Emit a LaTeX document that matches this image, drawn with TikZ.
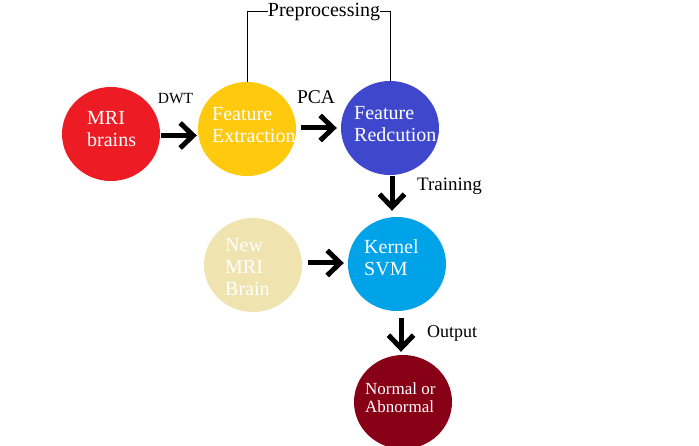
\documentclass[tikz,border=0pt]{standalone}
\usepackage{fontspec}
\setmainfont{Liberation Serif}
\usetikzlibrary{shapes.geometric,arrows.meta,calc}
\definecolor{cred}{HTML}{ED1C24}
\definecolor{cyel}{HTML}{FFC90E}
\definecolor{cblu}{HTML}{3F48CC}
\definecolor{ctan}{HTML}{EFE4B0}
\definecolor{csvm}{HTML}{00A2E8}
\definecolor{cdrk}{HTML}{880015}
\begin{document}
\begin{tikzpicture}[x=1pt,y=-1pt,
  circ/.style={ellipse,minimum width=98pt,minimum height=94pt,inner sep=0pt,draw=none},
  intext/.style={text=white,anchor=west,align=left,inner sep=0pt,font=\fontsize{20}{22}\selectfont},
  lbl/.style={inner sep=0pt,font=\fontsize{19}{22}\selectfont},
  arr/.style={line width=5pt,-{Straight Barb[length=13pt,width=25pt]}}]
\useasboundingbox (0,0) rectangle (699,446);
\fill[white] (0,0) rectangle (699,446);
% circles
\node[circ,fill=cred] (mri) at (111,134) {};
\node[circ,fill=cyel] (fe) at (247,129) {};
\node[circ,fill=cblu] (fr) at (390,128) {};
\node[circ,fill=ctan] (new) at (253,265) {};
\node[circ,fill=csvm] (svm) at (397,264) {};
\node[circ,fill=cdrk] (out) at (403,402) {};
% texts inside
\node[intext] (tmri) at (87,129) {MRI\\brains};
\node[intext] (tfe) at (212,125.5) {Feature\\Extraction};
\node[intext] (tfr) at (354,124) {Feature\\Redcution};
\node[intext] (tsvm) at (364,257.5) {Kernel\\SVM};
\node[intext] (tnew) at (225,267) {New\\MRI\\Brain};
\node[intext,font=\fontsize{17}{18}\selectfont] (tout) at (365,398) {Normal or\\Abnormal};
% labels
\node[lbl,font=\fontsize{15.5}{18}\selectfont] (dwt) at (175.5,99) {DWT};
\node[lbl,font=\fontsize{19.5}{22}\selectfont] (pca) at (316,97) {PCA};
\node[lbl,font=\fontsize{20}{22}\selectfont] (pre) at (324,12) {Preprocessing};
\node[lbl,anchor=west] (trn) at (417,186) {Training};
\node[lbl,anchor=west,font=\fontsize{18}{22}\selectfont] (outp) at (427,333) {Output};
% bracket
\draw[line width=1pt] (fe.north) -- (fe.north |- pre.west) -- (pre.west);
\draw[line width=1pt] (pre.east) -- (pre.east -| fr.north) -- (fr.north);
% arrows
\draw[arr,shorten <=1pt,shorten >=1pt] ([yshift=-1.5pt]mri.east) -- ([yshift=-1.5pt]mri.east -| fe.west);
\draw[arr,shorten <=5pt,shorten >=4pt] ([yshift=1pt]fe.east) -- ([yshift=1pt]fe.east -| fr.west);
\draw[arr,shorten <=1pt,shorten >=6pt] ([xshift=2pt]fr.south) -- ([xshift=2pt]fr.south |- svm.north);
\draw[arr,shorten <=6pt,shorten >=4pt] ([yshift=2pt]new.east) -- ([yshift=2pt]new.east -| svm.west);
\draw[arr,shorten <=7pt,shorten >=3pt] ([xshift=4pt]svm.south) -- ([xshift=4pt]svm.south |- out.north);
\end{tikzpicture}
\end{document}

Aim - Would you set down the listing exactly, omitting pictures?

Task solution -
Emit a LaTeX document that matches this image, drawn with TikZ.
\documentclass[tikz,border=0pt]{standalone}
\usepackage{fontspec}
\setmainfont{Liberation Serif}
\usetikzlibrary{shapes.geometric,arrows.meta,calc}
\definecolor{cred}{HTML}{ED1C24}
\definecolor{cyel}{HTML}{FFC90E}
\definecolor{cblu}{HTML}{3F48CC}
\definecolor{ctan}{HTML}{EFE4B0}
\definecolor{csvm}{HTML}{00A2E8}
\definecolor{cdrk}{HTML}{880015}
\begin{document}
\begin{tikzpicture}[x=1pt,y=-1pt,
  circ/.style={ellipse,minimum width=98pt,minimum height=94pt,inner sep=0pt,draw=none},
  intext/.style={text=white,anchor=west,align=left,inner sep=0pt,font=\fontsize{20}{22}\selectfont},
  lbl/.style={inner sep=0pt,font=\fontsize{19}{22}\selectfont},
  arr/.style={line width=5pt,-{Straight Barb[length=13pt,width=25pt]}}]
\useasboundingbox (0,0) rectangle (699,446);
\fill[white] (0,0) rectangle (699,446);
% circles
\node[circ,fill=cred] (mri) at (111,134) {};
\node[circ,fill=cyel] (fe) at (247,129) {};
\node[circ,fill=cblu] (fr) at (390,128) {};
\node[circ,fill=ctan] (new) at (253,265) {};
\node[circ,fill=csvm] (svm) at (397,264) {};
\node[circ,fill=cdrk] (out) at (403,402) {};
% texts inside
\node[intext] (tmri) at (87,129) {MRI\\brains};
\node[intext] (tfe) at (212,125.5) {Feature\\Extraction};
\node[intext] (tfr) at (354,124) {Feature\\Redcution};
\node[intext] (tsvm) at (364,257.5) {Kernel\\SVM};
\node[intext] (tnew) at (225,267) {New\\MRI\\Brain};
\node[intext,font=\fontsize{17}{18}\selectfont] (tout) at (365,398) {Normal or\\Abnormal};
% labels
\node[lbl,font=\fontsize{15.5}{18}\selectfont] (dwt) at (175.5,99) {DWT};
\node[lbl,font=\fontsize{19.5}{22}\selectfont] (pca) at (316,97) {PCA};
\node[lbl,font=\fontsize{20}{22}\selectfont] (pre) at (324,12) {Preprocessing};
\node[lbl,anchor=west] (trn) at (417,186) {Training};
\node[lbl,anchor=west,font=\fontsize{18}{22}\selectfont] (outp) at (427,333) {Output};
% bracket
\draw[line width=1pt] (fe.north) -- (fe.north |- pre.west) -- (pre.west);
\draw[line width=1pt] (pre.east) -- (pre.east -| fr.north) -- (fr.north);
% arrows
\draw[arr,shorten <=1pt,shorten >=1pt] ([yshift=-1.5pt]mri.east) -- ([yshift=-1.5pt]mri.east -| fe.west);
\draw[arr,shorten <=5pt,shorten >=4pt] ([yshift=1pt]fe.east) -- ([yshift=1pt]fe.east -| fr.west);
\draw[arr,shorten <=1pt,shorten >=6pt] ([xshift=2pt]fr.south) -- ([xshift=2pt]fr.south |- svm.north);
\draw[arr,shorten <=6pt,shorten >=4pt] ([yshift=2pt]new.east) -- ([yshift=2pt]new.east -| svm.west);
\draw[arr,shorten <=7pt,shorten >=3pt] ([xshift=4pt]svm.south) -- ([xshift=4pt]svm.south |- out.north);
\end{tikzpicture}
\end{document}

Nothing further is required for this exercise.